Object detection is a popular computer vision technique that can detect one or multiple objects in a frame. Object detection will recognize the individual objects in an image and places bounding boxes around the object. This model card contains pretrained weights that may be used as a starting point with the DINO object detection networks in Train Adapt Optimize (TAO) Toolkit to facilitate transfer learning.

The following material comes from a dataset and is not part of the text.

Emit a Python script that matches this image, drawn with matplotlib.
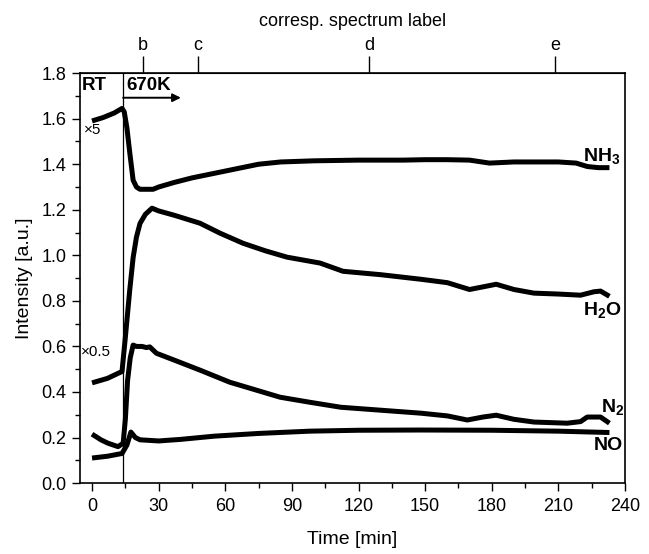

It is trained on the ImageNet-1K. Following backbones are supported with DINO networks.

Supported Backbone:

  • resnet_50
  • gc_vit_xxtiny / gc_vit_xtiny / gc_vit_tiny / gc_vit_small / gc_vit_base / gc_vit_large / gc_vit_large_384
  • fan_tiny / fan_small / fan_base / fan_large

Model Versions

  • gcvit_xxtiny_imagenet1k - ImageNet1K pre-trained GCViT-xxTiny model for finetune.
  • gcvit_xtiny_imagenet1k - ImageNet1K pre-trained GCViT-xTiny model for finetune.
  • gcvit_tiny_imagenet1k - ImageNet1K pre-trained GCViT-Tiny model for finetune.
  • gcvit_small_imagenet1k - ImageNet1K pre-trained GCViT-Small model for finetune.
  • gcvit_base_imagenet1k - ImageNet1K pre-trained GCViT-Base model for finetune.
  • gcvit_large_imagenet1k - ImageNet1K pre-trained GCViT-Large model for finetune.
  • gcvit_large_imagenet22k_384 - ImageNet22k pre-trained GCViT-Large model for finetune.
  • fan_hybrid_tiny - ImageNet1k pre-trained FAN-Hybrid-Tiny model for finetune. (224 resolution)
  • fan_hybrid_small - ImageNet1k pre-trained FAN-Hybrid-Small model for finetune. (224 resolution)
  • fan_hybrid_base_in22k - ImageNet22k pre-trained FAN-Hybrid-Small model for finetune. (224 resolution)
  • fan_hybrid_base_in22k_1k - ImageNet22K pre-trained FAN-Hybrid-Base model finetuned on Imagenet1k. (224 resolution)
  • fan_hybrid_base_in22k_1k_384 - ImageNet22K pre-trained FAN-Hybrid-Base model finetuned on ImageNet-1k.
  • fan_hybrid_large_in22k - ImageNet22k pre-trained FAN-Hybrid-Large model for finetune. (224 resolution)
  • fan_hybrid_large_in22k_384 - ImageNet22K pre-trained FAN-Hybrid-Large model for finetune.(384 resolution)
  • fan_hybrid_large_in22k_1k - ImageNet22K pre-trained FAN-Hybrid-Base model for finetune. (224 resolution)
  • fan_hybrid_large_in22k_1k_384 - ImageNet22K pre-trained FAN-Hybrid-Large model finetuned on Imagenet1k.(384 resolution)

Instructions to Use Pretrained Backbone Models with TAO

To use these models as pretrained backbone weights for transfer learning, use the snippet below as a template for the model and train component of the experiment spec file to train a DINO model. For more information on the experiment spec file, please refer to the TAO Toolkit User Guide.

model:
  pretrained_backbone_path: /path/to/the/resnet50.pth
  backbone: resnet_50
  train_backbone: True
  num_feature_levels: 4
  dec_layers: 6
  enc_layers: 6
  num_queries: 900
  dropout_ratio: 0.0
  dim_feedforward: 2048

Other TAO Pre-trained Models

License

This work is licensed under the Creative Commons Attribution NonCommercial ShareAlike 4.0 License (CC-BY-NC-SA-4.0). To view a copy of this license, please visit this link, or send a letter to Creative Commons, PO Box 1866, Mountain View, CA 94042, USA.

Technical blogs

Suggested reading

Ethical AI

NVIDIA’s platforms and application frameworks enable developers to build a wide array of AI applications. Consider potential algorithmic bias when choosing or creating the models being deployed. Work with the model’s developer to ensure that it meets the requirements for the relevant industry and use case; that the necessary instruction and documentation are provided to understand error rates, confidence intervals, and results; and that the model is being used under the conditions and in the manner intended.